Problem to solve
Give the data below again exactly as it stands. Omit the pictures.

## Begin Information shown

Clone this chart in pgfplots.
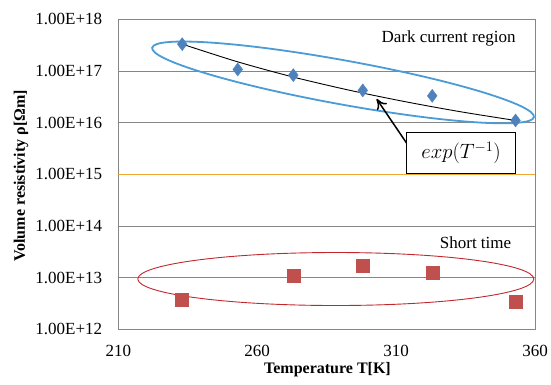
\documentclass[border=0pt]{standalone}
\usepackage{pgfplots}
\pgfplotsset{compat=1.18}
\usepackage{fontspec}
\setmainfont{Liberation Serif}
\usetikzlibrary{arrows.meta}
\definecolor{gridgray}{RGB}{134,134,134}
\definecolor{bluemk}{RGB}{79,129,189}
\definecolor{redmk}{RGB}{192,80,77}
\definecolor{ellblue}{RGB}{74,155,214}
\definecolor{ellred}{RGB}{192,40,45}
\definecolor{orangeln}{RGB}{240,168,50}
\begin{document}
\begin{tikzpicture}
\path[use as bounding box] (0pt,0pt) rectangle (551pt,385pt);
\begin{axis}[
  at={(118.3pt,55.7pt)}, anchor=south west,
  scale only axis, width=416.7pt, height=310pt,
  xmin=210, xmax=360, ymode=log, log basis y=10, ymin=1e12, ymax=1e18,
  xtick={210,260,310,360}, xticklabels={210,260,310,360},
  ytick={1e12,1e13,1e14,1e15,1e16,1e17,1e18},
  yticklabels={1.00E+12,1.00E+13,1.00E+14,1.00E+15,1.00E+16,1.00E+17,1.00E+18},
  minor ytick={}, yminorticks=false,
  major tick length=0pt,
  ymajorgrids, grid style={gridgray, line width=0.8pt},
  axis line style={gridgray, line width=0.9pt},
  tick label style={font=\fontsize{17}{20}\selectfont, text=black},
  yticklabel style={anchor=east, inner sep=0pt, xshift=-16pt},
  xticklabel style={anchor=north, inner sep=0pt, yshift=-16pt},
  xlabel={Temperature T[K]},
  ylabel={Volume resistivity ρ[Ωm]},
  label style={font=\fontsize{16}{19}\selectfont\bfseries},
  xlabel style={at={(axis description cs:0.502,-0.131)}, anchor=center},
  ylabel style={at={(axis description cs:-0.2335,0.495)}, anchor=center},
  clip=false,
]
% threshold line
\addplot[orangeln, line width=1.2pt, forget plot] coordinates {(210,1e15) (360,1e15)};
% ellipses
\draw[ellblue, line width=1.8pt, rotate around={-10.3:(axis cs:290.9,6.0e16)}] (axis cs:290.9,6.0e16) ellipse (194pt and 22pt);
\draw[ellred, line width=0.9pt] (axis cs:288.3,9.4e12) ellipse (198pt and 26.5pt);
% fit line
\addplot[black, line width=0.9pt, smooth, forget plot] coordinates {
 (233,3.31e17) (253,1.50e17) (273,7.62e16) (293,4.26e16) (313,2.56e16) (333,1.63e16) (353,1.10e16)};
% dark current data
\addplot[only marks, mark=diamond*, mark size=6.5pt, color=bluemk] coordinates {
 (233,3.3e17) (253,1.07e17) (273,8.3e16) (298,4.2e16) (323,3.3e16) (353,1.1e16)};
% short time data
\addplot[only marks, mark=square*, mark size=6.5pt, color=redmk] coordinates {
 (233,3.7e12) (273,1.07e13) (298,1.67e13) (323,1.24e13) (353,3.4e12)};
% annotations
\node[font=\fontsize{17}{20}\selectfont] at (axis cs:328.9,4.35e17) {Dark current region};
\node[font=\fontsize{17}{20}\selectfont] at (axis cs:338.6,4.7e13) {Short time};
\draw[-{To[length=10pt,width=12pt]}, line width=1.5pt] (axis cs:313.8,4.0e15) -- (axis cs:303.0,2.87e16);
\node[draw=black, fill=white, line width=1.2pt, minimum width=109pt, minimum height=40.6pt, inner sep=0pt, font=\fontsize{22}{26}\selectfont] at (axis cs:333.4,2.6e15) {$exp(T^{-1})$};
\end{axis}
\end{tikzpicture}
\end{document}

## End Information shown

Output of the exercise
Clone this chart in pgfplots.
\documentclass[border=0pt]{standalone}
\usepackage{pgfplots}
\pgfplotsset{compat=1.18}
\usepackage{fontspec}
\setmainfont{Liberation Serif}
\usetikzlibrary{arrows.meta}
\definecolor{gridgray}{RGB}{134,134,134}
\definecolor{bluemk}{RGB}{79,129,189}
\definecolor{redmk}{RGB}{192,80,77}
\definecolor{ellblue}{RGB}{74,155,214}
\definecolor{ellred}{RGB}{192,40,45}
\definecolor{orangeln}{RGB}{240,168,50}
\begin{document}
\begin{tikzpicture}
\path[use as bounding box] (0pt,0pt) rectangle (551pt,385pt);
\begin{axis}[
  at={(118.3pt,55.7pt)}, anchor=south west,
  scale only axis, width=416.7pt, height=310pt,
  xmin=210, xmax=360, ymode=log, log basis y=10, ymin=1e12, ymax=1e18,
  xtick={210,260,310,360}, xticklabels={210,260,310,360},
  ytick={1e12,1e13,1e14,1e15,1e16,1e17,1e18},
  yticklabels={1.00E+12,1.00E+13,1.00E+14,1.00E+15,1.00E+16,1.00E+17,1.00E+18},
  minor ytick={}, yminorticks=false,
  major tick length=0pt,
  ymajorgrids, grid style={gridgray, line width=0.8pt},
  axis line style={gridgray, line width=0.9pt},
  tick label style={font=\fontsize{17}{20}\selectfont, text=black},
  yticklabel style={anchor=east, inner sep=0pt, xshift=-16pt},
  xticklabel style={anchor=north, inner sep=0pt, yshift=-16pt},
  xlabel={Temperature T[K]},
  ylabel={Volume resistivity ρ[Ωm]},
  label style={font=\fontsize{16}{19}\selectfont\bfseries},
  xlabel style={at={(axis description cs:0.502,-0.131)}, anchor=center},
  ylabel style={at={(axis description cs:-0.2335,0.495)}, anchor=center},
  clip=false,
]
% threshold line
\addplot[orangeln, line width=1.2pt, forget plot] coordinates {(210,1e15) (360,1e15)};
% ellipses
\draw[ellblue, line width=1.8pt, rotate around={-10.3:(axis cs:290.9,6.0e16)}] (axis cs:290.9,6.0e16) ellipse (194pt and 22pt);
\draw[ellred, line width=0.9pt] (axis cs:288.3,9.4e12) ellipse (198pt and 26.5pt);
% fit line
\addplot[black, line width=0.9pt, smooth, forget plot] coordinates {
 (233,3.31e17) (253,1.50e17) (273,7.62e16) (293,4.26e16) (313,2.56e16) (333,1.63e16) (353,1.10e16)};
% dark current data
\addplot[only marks, mark=diamond*, mark size=6.5pt, color=bluemk] coordinates {
 (233,3.3e17) (253,1.07e17) (273,8.3e16) (298,4.2e16) (323,3.3e16) (353,1.1e16)};
% short time data
\addplot[only marks, mark=square*, mark size=6.5pt, color=redmk] coordinates {
 (233,3.7e12) (273,1.07e13) (298,1.67e13) (323,1.24e13) (353,3.4e12)};
% annotations
\node[font=\fontsize{17}{20}\selectfont] at (axis cs:328.9,4.35e17) {Dark current region};
\node[font=\fontsize{17}{20}\selectfont] at (axis cs:338.6,4.7e13) {Short time};
\draw[-{To[length=10pt,width=12pt]}, line width=1.5pt] (axis cs:313.8,4.0e15) -- (axis cs:303.0,2.87e16);
\node[draw=black, fill=white, line width=1.2pt, minimum width=109pt, minimum height=40.6pt, inner sep=0pt, font=\fontsize{22}{26}\selectfont] at (axis cs:333.4,2.6e15) {$exp(T^{-1})$};
\end{axis}
\end{tikzpicture}
\end{document}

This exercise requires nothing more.